28 September 2021: As part of Climate Week NYC 2021, on 22 September the World Business Council for Sustainable Development (WBCSD) brought together business leaders and scientific experts for a virtual discussion around how human health intersects with the climate and nature crisis and how business can play a critical key role in advancing solutions to maximize health co-benefits of working towards a net-zero, nature positive and equitable future.
Grounding the discussion in the latest science, Marie Studer, Senior Program Manager at the Planetary Health Alliance, explained how human activities are driving fundamental changes to the biosphere and disrupting many of our planet’s natural systems. Factors such as the unfolding climate crisis, widespread pollution, exponential consumption patterns, unprecedented levels of biodiversity loss, and pervasive changes in land use and cover threaten nearly every dimension of human health and wellbeing.

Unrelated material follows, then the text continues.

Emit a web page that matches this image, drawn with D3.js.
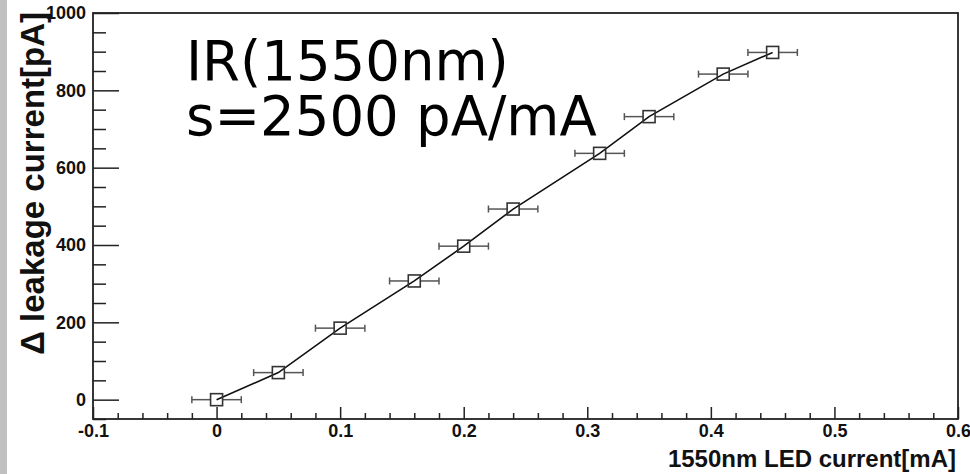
<!DOCTYPE html>
<html>
<head>
<meta charset="utf-8">
<script src="https://cdn.jsdelivr.net/npm/d3@7"></script>
<style>
  body { margin: 0; background: #fff; }
  svg { display: block; }
</style>
</head>
<body>
<div id="chart"></div>
<script>
// datos
var ledCurrent = [0, 0.05, 0.1, 0.16, 0.2, 0.24, 0.31, 0.35, 0.41, 0.45];
var leakage = [0, 70, 185, 307, 397, 493, 637, 732, 842, 898];
var currentErr = [0.02, 0.02, 0.02, 0.02, 0.02, 0.02, 0.02, 0.02, 0.02, 0.02];

var xTicks = [-0.1, 0, 0.1, 0.2, 0.3, 0.4, 0.5, 0.6];
var xTickLabels = ["-0.1", "0", "0.1", "0.2", "0.3", "0.4", "0.5", "0.6"];
var yTicks = [0, 200, 400, 600, 800, 1000];
var yTickLabels = ["0", "200", "400", "600", "800", "1000"];

var ancho = 970, alto = 474;
var izq = 93, der = 958, arriba = 13, abajo = 419;

var svg = d3.select("#chart").append("svg")
  .attr("width", ancho)
  .attr("height", alto);

// franja gris a la izquierda
svg.append("rect")
  .attr("x", 0).attr("y", 0)
  .attr("width", 7).attr("height", alto)
  .attr("fill", "#c0c0c0");

var x = d3.scaleLinear().domain([-0.1, 0.6]).range([izq, der]);
var y = d3.scaleLinear().domain([-50, 1000]).range([abajo, arriba]);

var fuenteEje = "'Liberation Sans', Arial, Helvetica, sans-serif";

// ticks menores
svg.append("g")
  .attr("transform", "translate(0," + abajo + ")")
  .call(d3.axisBottom(x).tickValues(d3.range(-0.08, 0.6, 0.02).filter(function(v){
      return Math.abs(Math.round(v * 10) - v * 10) > 0.01; }))
    .tickSize(-6).tickFormat(""))
  .call(function(g){ g.select(".domain").remove(); });

svg.append("g")
  .attr("transform", "translate(" + izq + ",0)")
  .call(d3.axisLeft(y).tickValues(d3.range(-50, 1000, 50).filter(function(v){ return v % 200 !== 0; }))
    .tickSize(-13).tickFormat(""))
  .call(function(g){ g.select(".domain").remove(); });

// ejes principales
var ejeX = svg.append("g")
  .attr("transform", "translate(0," + abajo + ")")
  .call(d3.axisBottom(x).tickValues(xTicks).tickSize(-12).tickPadding(5)
    .tickFormat(function(d, i){ return xTickLabels[i]; }));
ejeX.select(".domain").remove();

var ejeY = svg.append("g")
  .attr("transform", "translate(" + izq + ",0)")
  .call(d3.axisLeft(y).tickValues(yTicks).tickSize(-26).tickPadding(7)
    .tickFormat(function(d, i){ return yTickLabels[i]; }));
ejeY.select(".domain").remove();

svg.selectAll(".tick line").attr("stroke", "#222").attr("stroke-width", 1.5);
svg.selectAll(".tick text")
  .attr("font-family", fuenteEje)
  .attr("font-weight", "bold")
  .style("font-size", "18px")
  .attr("fill", "#111");

// marco
svg.append("rect")
  .attr("x", izq).attr("y", arriba)
  .attr("width", der - izq).attr("height", abajo - arriba)
  .attr("fill", "none")
  .attr("stroke", "#222")
  .attr("stroke-width", 1.8);

var datos = ledCurrent.map(function(d, i){
  return { x: d, y: leakage[i], ex: currentErr[i] };
});

var medio = 6; // mitad del marcador

// barras de error
var barras = svg.append("g").attr("stroke", "#555").attr("stroke-width", 1.5);
datos.forEach(function(d){
  var cx = x(d.x), cy = y(d.y), x0 = x(d.x - d.ex), x1 = x(d.x + d.ex);
  barras.append("line").attr("x1", x0).attr("x2", cx - medio).attr("y1", cy).attr("y2", cy);
  barras.append("line").attr("x1", cx + medio).attr("x2", x1).attr("y1", cy).attr("y2", cy);
  barras.append("line").attr("x1", x0).attr("x2", x0).attr("y1", cy - 3.5).attr("y2", cy + 3.5);
  barras.append("line").attr("x1", x1).attr("x2", x1).attr("y1", cy - 3.5).attr("y2", cy + 3.5);
});

// linea
svg.append("path")
  .datum(datos)
  .attr("fill", "none")
  .attr("stroke", "#111")
  .attr("stroke-width", 1.6)
  .attr("d", d3.line().x(function(d){ return x(d.x); }).y(function(d){ return y(d.y); }));

// marcadores
svg.append("g").selectAll("rect")
  .data(datos)
  .enter()
  .append("rect")
  .attr("x", function(d){ return x(d.x) - medio; })
  .attr("y", function(d){ return y(d.y) - medio; })
  .attr("width", medio * 2)
  .attr("height", medio * 2)
  .attr("fill", "none")
  .attr("stroke", "#333")
  .attr("stroke-width", 1.6);

// titulos de ejes
svg.append("text")
  .text("1550nm LED current[mA]")
  .attr("x", 956)
  .attr("y", 467)
  .attr("text-anchor", "end")
  .attr("font-family", fuenteEje)
  .attr("font-weight", "bold")
  .attr("font-size", "24px")
  .attr("fill", "#111");

svg.append("text")
  .text("\u0394 leakage current[pA]")
  .attr("transform", "translate(44,12) rotate(-90)")
  .attr("text-anchor", "end")
  .attr("font-family", fuenteEje)
  .attr("font-weight", "bold")
  .attr("font-size", "33px")
  .attr("fill", "#111");

// texto grande (un solo bloque de dos lineas)
var anotacion = ["IR(1550nm)", "s=2500 pA/mA"];
svg.append("text")
  .attr("font-family", "'DejaVu Sans', Verdana, sans-serif")
  .attr("font-size", "54.5px")
  .attr("fill", "#000")
  .selectAll("tspan")
  .data(anotacion)
  .enter()
  .append("tspan")
  .text(function(d){ return d; })
  .attr("x", 186)
  .attr("y", function(d, i){ return 80 + 55 * i; });
</script>
</body>
</html>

As the planetary emergency continues to unfold, we face a litany of health risks that look set to place an ever-growing burden on healthcare systems and services across the world. These risks include exponential rises in incidences of malnutrition, heat stress, infectious and non-communicable disease, displacement and conflict, and negative mental health impacts. With clear scientific data, Marie underscored the urgency to protect natural systems to protect people to avert an existential crisis for humankind.
Shifting the discussion towards the role of business, James Gomme, Director of People & Society at WBCSD, then provided insight into WBCSD’s Vision 2050: Time to transform which provides a framework for business to lead the transformations needed to realize a world in which more than nine billion people live well, within planetary boundaries, by 2050.

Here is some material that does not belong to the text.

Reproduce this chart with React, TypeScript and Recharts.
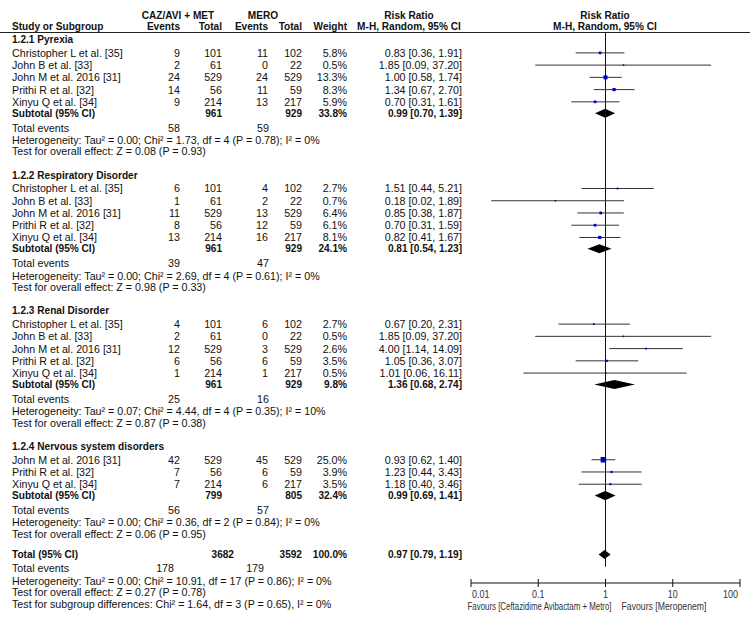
import React from "react";
import {
  ComposedChart,
  XAxis,
  YAxis,
  Scatter,
  ReferenceLine,
  ReferenceArea,
} from "recharts";

type Study = {
  name: string;
  e1: number;
  n1: number;
  e2: number;
  n2: number;
  weight: number;
  rr: number;
  lo: number;
  hi: number;
};

const subgroupTitles = [
  "1.2.1 Pyrexia",
  "1.2.2 Respiratory Disorder",
  "1.2.3 Renal Disorder",
  "1.2.4 Nervous system disorders",
];

const pyrexia: Study[] = [
  { name: "Christopher L et al. [35]", e1: 9, n1: 101, e2: 11, n2: 102, weight: 5.8, rr: 0.83, lo: 0.36, hi: 1.91 },
  { name: "John B et al. [33]", e1: 2, n1: 61, e2: 0, n2: 22, weight: 0.5, rr: 1.85, lo: 0.09, hi: 37.2 },
  { name: "John M et al. 2016 [31]", e1: 24, n1: 529, e2: 24, n2: 529, weight: 13.3, rr: 1.0, lo: 0.58, hi: 1.74 },
  { name: "Prithi R et al. [32]", e1: 14, n1: 56, e2: 11, n2: 59, weight: 8.3, rr: 1.34, lo: 0.67, hi: 2.7 },
  { name: "Xinyu Q et al. [34]", e1: 9, n1: 214, e2: 13, n2: 217, weight: 5.9, rr: 0.7, lo: 0.31, hi: 1.61 },
];

const respiratory: Study[] = [
  { name: "Christopher L et al. [35]", e1: 6, n1: 101, e2: 4, n2: 102, weight: 2.7, rr: 1.51, lo: 0.44, hi: 5.21 },
  { name: "John B et al. [33]", e1: 1, n1: 61, e2: 2, n2: 22, weight: 0.7, rr: 0.18, lo: 0.02, hi: 1.89 },
  { name: "John M et al. 2016 [31]", e1: 11, n1: 529, e2: 13, n2: 529, weight: 6.4, rr: 0.85, lo: 0.38, hi: 1.87 },
  { name: "Prithi R et al. [32]", e1: 8, n1: 56, e2: 12, n2: 59, weight: 6.1, rr: 0.7, lo: 0.31, hi: 1.59 },
  { name: "Xinyu Q et al. [34]", e1: 13, n1: 214, e2: 16, n2: 217, weight: 8.1, rr: 0.82, lo: 0.41, hi: 1.67 },
];

const renal: Study[] = [
  { name: "Christopher L et al. [35]", e1: 4, n1: 101, e2: 6, n2: 102, weight: 2.7, rr: 0.67, lo: 0.2, hi: 2.31 },
  { name: "John B et al. [33]", e1: 2, n1: 61, e2: 0, n2: 22, weight: 0.5, rr: 1.85, lo: 0.09, hi: 37.2 },
  { name: "John M et al. 2016 [31]", e1: 12, n1: 529, e2: 3, n2: 529, weight: 2.6, rr: 4.0, lo: 1.14, hi: 14.09 },
  { name: "Prithi R et al. [32]", e1: 6, n1: 56, e2: 6, n2: 59, weight: 3.5, rr: 1.05, lo: 0.36, hi: 3.07 },
  { name: "Xinyu Q et al. [34]", e1: 1, n1: 214, e2: 1, n2: 217, weight: 0.5, rr: 1.01, lo: 0.06, hi: 16.11 },
];

const nervous: Study[] = [
  { name: "John M et al. 2016 [31]", e1: 42, n1: 529, e2: 45, n2: 529, weight: 25.0, rr: 0.93, lo: 0.62, hi: 1.4 },
  { name: "Prithi R et al. [32]", e1: 7, n1: 56, e2: 6, n2: 59, weight: 3.9, rr: 1.23, lo: 0.44, hi: 3.43 },
  { name: "Xinyu Q et al. [34]", e1: 7, n1: 214, e2: 6, n2: 217, weight: 3.5, rr: 1.18, lo: 0.4, hi: 3.46 },
];

const subgroupStudies = [pyrexia, respiratory, renal, nervous];

// pooled results per subgroup: totals, weight, RR [95% CI]
const subtotals = [
  { n1: 961, n2: 929, weight: 33.8, rr: 0.99, lo: 0.7, hi: 1.39 },
  { n1: 961, n2: 929, weight: 24.1, rr: 0.81, lo: 0.54, hi: 1.23 },
  { n1: 961, n2: 929, weight: 9.8, rr: 1.36, lo: 0.68, hi: 2.74 },
  { n1: 799, n2: 805, weight: 32.4, rr: 0.99, lo: 0.69, hi: 1.41 },
];
const subtotalEvents = [
  [58, 59],
  [39, 47],
  [25, 16],
  [56, 57],
];
const heterogeneity = [
  "Heterogeneity: Tau² = 0.00; Chi² = 1.73, df = 4 (P = 0.78); I² = 0%",
  "Heterogeneity: Tau² = 0.00; Chi² = 2.69, df = 4 (P = 0.61); I² = 0%",
  "Heterogeneity: Tau² = 0.07; Chi² = 4.44, df = 4 (P = 0.35); I² = 10%",
  "Heterogeneity: Tau² = 0.00; Chi² = 0.36, df = 2 (P = 0.84); I² = 0%",
];
const overallEffect = [
  "Test for overall effect: Z = 0.08 (P = 0.93)",
  "Test for overall effect: Z = 0.98 (P = 0.33)",
  "Test for overall effect: Z = 0.87 (P = 0.38)",
  "Test for overall effect: Z = 0.06 (P = 0.95)",
];

const total = { n1: 3682, n2: 3592, weight: 100.0, rr: 0.97, lo: 0.79, hi: 1.19 };
const totalEvents = [178, 179];
const totalNotes = [
  "Heterogeneity: Tau² = 0.00; Chi² = 10.91, df = 17 (P = 0.86); I² = 0%",
  "Test for overall effect: Z = 0.27 (P = 0.78)",
  "Test for subgroup differences: Chi² = 1.64, df = 3 (P = 0.65), I² = 0%",
];

const xTicks = [0.01, 0.1, 1, 10, 100];
const favours = ["Favours [Ceftazidime Avibactam + Metro]", "Favours [Meropenem]"];

// ---- layout ----
const W = 750;
const H = 618;
const PLOT_LEFT = 471;
const PLOT_RIGHT = 740;
const AXIS_Y = 583;
const ROW_PX = 12.24;
const Y_MAX = AXIS_Y / ROW_PX;

const FONT = "'Liberation Sans', Arial, Helvetica, sans-serif";
const COL = { name: 12, e1: 180, n1: 222, e2: 268, n2: 302, w: 347, rr: 462, g1: 178, g2: 263, rrHead: 409, plotHead: 605 };

const fmt = (v: number) => v.toFixed(2);
const ciText = (s: { rr: number; lo: number; hi: number }) => `${fmt(s.rr)} [${fmt(s.lo)}, ${fmt(s.hi)}]`;
const pct = (w: number) => `${w.toFixed(1)}%`;

type Row = { pos: number; kind: string; [k: string]: any };

function buildRows() {
  const rows: Row[] = [];
  rows.push({ pos: 1.23, kind: "head1" });
  rows.push({ pos: 2.19, kind: "head2" });
  let p = 3.22;
  subgroupStudies.forEach((studies, g) => {
    rows.push({ pos: p, kind: "group", label: subgroupTitles[g] });
    p += 1.1;
    studies.forEach((s, i) => {
      rows.push({ pos: p, kind: "study", s });
      if (i < studies.length - 1) p += 1;
    });
    p += 0.93;
    rows.push({ pos: p, kind: "subtotal", label: "Subtotal (95% CI)", s: subtotals[g] });
    p += 1.17;
    rows.push({ pos: p, kind: "events", ev: subtotalEvents[g], r1: COL.e1, r2: 269 });
    p += 1.02;
    rows.push({ pos: p, kind: "note", label: heterogeneity[g] });
    p += 0.93;
    rows.push({ pos: p, kind: "note", label: overallEffect[g] });
    p += g < subgroupStudies.length - 1 ? 1.93 : 1.7;
  });
  rows.push({ pos: p, kind: "total", label: "Total (95% CI)", s: total });
  p += 1.1;
  rows.push({ pos: p, kind: "events", ev: totalEvents, r1: 174, r2: 264 });
  totalNotes.forEach((t, i) => {
    p += i === 0 ? 1.04 : 0.95;
    rows.push({ pos: p, kind: "note", label: t });
  });
  return rows;
}

const rows = buildRows();
const rowByPos = new Map(rows.map((r) => [r.pos, r]));
const studyPoints = rows.filter((r) => r.kind === "study").map((r) => ({ ...r.s, pos: r.pos }));
const pooledRows = rows.filter((r) => r.kind === "subtotal" || r.kind === "total");

const T = ({ x, y, anchor = "start", bold = false, children }: any) => (
  <text
    x={x}
    y={y}
    textAnchor={anchor}
    dominantBaseline="central"
    fontFamily={FONT}
    fontSize={bold ? 10.1 : 10.7}
    fontWeight={bold ? 700 : 400}
    fill="#111"
  >
    {children}
  </text>
);

// condensed caption text: squeezed horizontally, optionally to a fixed width
const Narrow = ({ x, y, anchor, width, size = 10, sx = 0.76, children }: any) => (
  <text
    transform={`translate(${x},${y}) scale(${sx},1)`}
    textAnchor={anchor}
    dominantBaseline="central"
    fontFamily={FONT}
    fontSize={size}
    fill="#333"
    textLength={width ? width / sx : undefined}
    lengthAdjust={width ? "spacingAndGlyphs" : undefined}
  >
    {children}
  </text>
);

// one table row per Y tick
function RowTick(props: any) {
  const { y, payload } = props;
  const row = rowByPos.get(payload.value);
  if (!row) return null;
  switch (row.kind) {
    case "head1":
      return (
        <g>
          <T x={COL.g1} y={y} anchor="middle" bold>CAZ/AVI + MET</T>
          <T x={COL.g2} y={y} anchor="middle" bold>MERO</T>
          <T x={COL.rrHead} y={y} anchor="middle" bold>Risk Ratio</T>
          <T x={COL.plotHead} y={y} anchor="middle" bold>Risk Ratio</T>
        </g>
      );
    case "head2":
      return (
        <g>
          <T x={COL.name} y={y} bold>Study or Subgroup</T>
          <T x={COL.e1} y={y} anchor="end" bold>Events</T>
          <T x={COL.n1} y={y} anchor="end" bold>Total</T>
          <T x={COL.e2} y={y} anchor="end" bold>Events</T>
          <T x={COL.n2} y={y} anchor="end" bold>Total</T>
          <T x={COL.w} y={y} anchor="end" bold>Weight</T>
          <T x={COL.rrHead} y={y} anchor="middle" bold>M-H, Random, 95% CI</T>
          <T x={COL.plotHead} y={y} anchor="middle" bold>M-H, Random, 95% CI</T>
          <line x1={0} x2={W} y1={y + 5.7} y2={y + 5.7} stroke="#222" strokeWidth={1} />
        </g>
      );
    case "group":
      return <T x={COL.name} y={y} bold>{row.label}</T>;
    case "study": {
      const s = row.s as Study;
      return (
        <g>
          <T x={COL.name} y={y}>{s.name}</T>
          <T x={COL.e1} y={y} anchor="end">{s.e1}</T>
          <T x={COL.n1} y={y} anchor="end">{s.n1}</T>
          <T x={COL.e2} y={y} anchor="end">{s.e2}</T>
          <T x={COL.n2} y={y} anchor="end">{s.n2}</T>
          <T x={COL.w} y={y} anchor="end">{pct(s.weight)}</T>
          <T x={COL.rr} y={y} anchor="end">{ciText(s)}</T>
        </g>
      );
    }
    case "subtotal":
    case "total": {
      const s = row.s;
      const isTotal = row.kind === "total";
      return (
        <g>
          <T x={COL.name} y={y} bold>{row.label}</T>
          <T x={isTotal ? 234 : COL.n1} y={y} anchor="end" bold>{s.n1}</T>
          <T x={COL.n2} y={y} anchor="end" bold>{s.n2}</T>
          <T x={COL.w} y={y} anchor="end" bold>{pct(s.weight)}</T>
          <T x={COL.rr} y={y} anchor="end" bold>{ciText(s)}</T>
        </g>
      );
    }
    case "events":
      return (
        <g>
          <T x={COL.name} y={y}>Total events</T>
          <T x={row.r1} y={y} anchor="end">{row.ev[0]}</T>
          <T x={row.r2} y={y} anchor="end">{row.ev[1]}</T>
        </g>
      );
    default:
      return <T x={COL.name} y={y}>{row.label}</T>;
  }
}

function LogTick(props: any) {
  const { x, y, payload } = props;
  const v = payload.value;
  const anchor = v === xTicks[0] ? "start" : v === xTicks[xTicks.length - 1] ? "end" : "middle";
  const dx = anchor === "start" ? 1 : anchor === "end" ? -2 : 0;
  return (
    <g>
      <line x1={x} x2={x} y1={y - 4} y2={y + 4} stroke="#111" />
      <Narrow x={x + dx} y={y + 11} anchor={anchor} size={11.5} sx={0.78}>
        {String(v)}
      </Narrow>
    </g>
  );
}

function FavoursLabel(props: any) {
  const vb = props.viewBox || { x: PLOT_LEFT, width: PLOT_RIGHT - PLOT_LEFT };
  const frac = (Math.log10(1) - Math.log10(xTicks[0])) / (Math.log10(xTicks[4]) - Math.log10(xTicks[0]));
  const mid = vb.x + vb.width * frac;
  return (
    <g>
      <Narrow x={mid + 6} y={607} anchor="end" width={144}>
        {favours[0]}
      </Narrow>
      <Narrow x={mid + 16} y={607} anchor="start" width={85}>
        {favours[1]}
      </Narrow>
    </g>
  );
}

const StudyBox = (p: any) => {
  const s = Math.max(1.6, Math.sqrt(p.payload.weight) * 1.1);
  return <rect x={p.cx - s / 2} y={p.cy - s / 2} width={s} height={s} fill="#0000cc" />;
};

const diamond = (rr: number, lo: number, hi: number) => (p: any) => {
  const f = Math.log(rr / lo) / Math.log(hi / lo);
  const { x, y, width, height } = p;
  const cx = x + width * f;
  const cy = y + height / 2;
  return <polygon points={`${x},${cy} ${cx},${y} ${x + width},${cy} ${cx},${y + height}`} fill="#000" />;
};

export default function App() {
  return (
    <div style={{ position: "absolute", left: 0, top: 0, background: "#fff" }}>
      <ComposedChart width={W} height={H} data={studyPoints} margin={{ top: 0, right: W - PLOT_RIGHT, bottom: 0, left: 0 }}>
        <XAxis
          dataKey="rr"
          type="number"
          scale="log"
          domain={[xTicks[0], xTicks[xTicks.length - 1]]}
          ticks={xTicks}
          allowDataOverflow
          interval={0}
          height={H - AXIS_Y}
          tickSize={0}
          tickMargin={0}
          tick={LogTick}
          axisLine={{ stroke: "#111" }}
          label={{ content: FavoursLabel }}
        />
        <YAxis
          dataKey="pos"
          type="number"
          reversed
          domain={[0, Y_MAX]}
          allowDataOverflow
          ticks={rows.map((r) => r.pos)}
          interval={0}
          width={PLOT_LEFT}
          tickSize={0}
          tickMargin={0}
          axisLine={false}
          tick={RowTick}
        />
        <ReferenceLine segment={[{ x: 1, y: 2.65 }, { x: 1, y: 46.3 }]} stroke="#111" strokeWidth={1} />
        {studyPoints.map((s, i) => (
          <ReferenceLine
            key={`ci-${i}`}
            segment={[{ x: s.lo, y: s.pos }, { x: s.hi, y: s.pos }]}
            stroke="#333"
            strokeWidth={1}
          />
        ))}
        {pooledRows.map((r, i) => (
          <ReferenceArea
            key={`pool-${i}`}
            x1={r.s.lo}
            x2={r.s.hi}
            y1={r.pos - 0.37}
            y2={r.pos + 0.37}
            shape={diamond(r.s.rr, r.s.lo, r.s.hi)}
          />
        ))}
        <Scatter data={studyPoints} dataKey="pos" shape={StudyBox} isAnimationActive={false} />
      </ComposedChart>
    </div>
  );
}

At the heart of this framework are nine transformation pathways covering the areas of business activity that are essential to society, including a dedicated pathway on health and wellbeing. With the understanding that business has a key role to play in helping to realize a world where all people have the highest attainable standard of health and wellbeing, WBCSD is working to operationalize this pathway and to position health more centrally into its work. In particular WBCSD’s Healthy People, Healthy Business project is working to establish a cross-cutting narrative around the role of businesses from all sectors in supporting health and wellbeing while also highlighting the interdependence of human health and natural systems.

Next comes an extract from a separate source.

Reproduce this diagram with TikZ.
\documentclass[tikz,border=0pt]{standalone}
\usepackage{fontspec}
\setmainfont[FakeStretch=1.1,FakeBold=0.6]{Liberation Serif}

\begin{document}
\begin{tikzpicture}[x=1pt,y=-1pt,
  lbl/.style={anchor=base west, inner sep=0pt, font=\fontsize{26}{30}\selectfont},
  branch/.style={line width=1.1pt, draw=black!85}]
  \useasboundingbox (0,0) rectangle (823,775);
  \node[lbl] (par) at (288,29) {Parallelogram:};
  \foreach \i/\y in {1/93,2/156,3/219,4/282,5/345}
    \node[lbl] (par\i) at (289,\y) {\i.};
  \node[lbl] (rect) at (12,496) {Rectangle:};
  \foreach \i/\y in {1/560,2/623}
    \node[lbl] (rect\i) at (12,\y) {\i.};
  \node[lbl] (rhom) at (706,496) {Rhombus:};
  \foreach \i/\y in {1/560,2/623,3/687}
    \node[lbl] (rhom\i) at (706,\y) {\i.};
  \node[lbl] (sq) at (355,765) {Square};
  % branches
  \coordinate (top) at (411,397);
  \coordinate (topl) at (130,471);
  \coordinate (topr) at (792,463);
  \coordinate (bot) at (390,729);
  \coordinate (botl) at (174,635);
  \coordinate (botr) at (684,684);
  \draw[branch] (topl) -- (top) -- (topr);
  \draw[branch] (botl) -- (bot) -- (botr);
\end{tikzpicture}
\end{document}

Against this backdrop, Claire Lund, Global Vice President Sustainability, GSK; Jennifer Wright, Director, Global EHS & Sustainability, Biogen; Jim Goudreau, Head of Environmental Sustainability External Engagement, Novartis and Marie Studer exchanged their perspectives on the role of business at the nexus of health, climate and nature.
Recognizing that burning fossil fuels drives pollution, morbidity and mortality, disproportionally impacting vulnerable communities, Jennifer Wright shared insights regarding Biogen’s efforts to fully decarbonize its operations by 2040 as part of their Healthy Climate Healthy Lives initiative, aiming to tackle climate, health and equity.
Claire Lund outlined GSK’s twin commitment to achieving net-zero impact on climate and net positive impact on nature by 2030 and emphasized the need to address the complexity and interrelationships, and collaborate to move faster.
In recognition of how fast the changes are accelerating, Jim Goudreau added that Novartis has stepped up its ambition to become carbon neutral across its entire value chain by 2030. He echoed the need to take a healthcare system perspective and support suppliers in their mitigation efforts.
With a view out to COP 26 in Glasgow where the relationship between climate and health is set to be a key topic for discussion, Jennifer Wright stressed that “health is material to everyone and that framing the conversations around climate change, planetary health, and humankind will be a key lens for governments to apply to their discussions.”
Marie Studer added that “COP26 really has no way around recognizing that health is a central issue to the climate crisis that needs to be addressed urgently.” At the same time, she underscored “that if we narrow our focus too much, we will get the diagnosis wrong, which means we'll get the overall treatment wrong. We need to keep our attention on all the other drivers of change to make sure that the planet has intact, well-functioning natural systems to ensure the health and well-being of all people, everywhere.”
Jim Goudreau rounded up the discussion by highlighting the need for courageous leadership moving forward: “We really need to change our mindset. We need to have courage and optimism. The topic is scary and it’s easy to get bogged down in the details and get discouraged. We have to have the courage to engage leadership and have frank conversations.”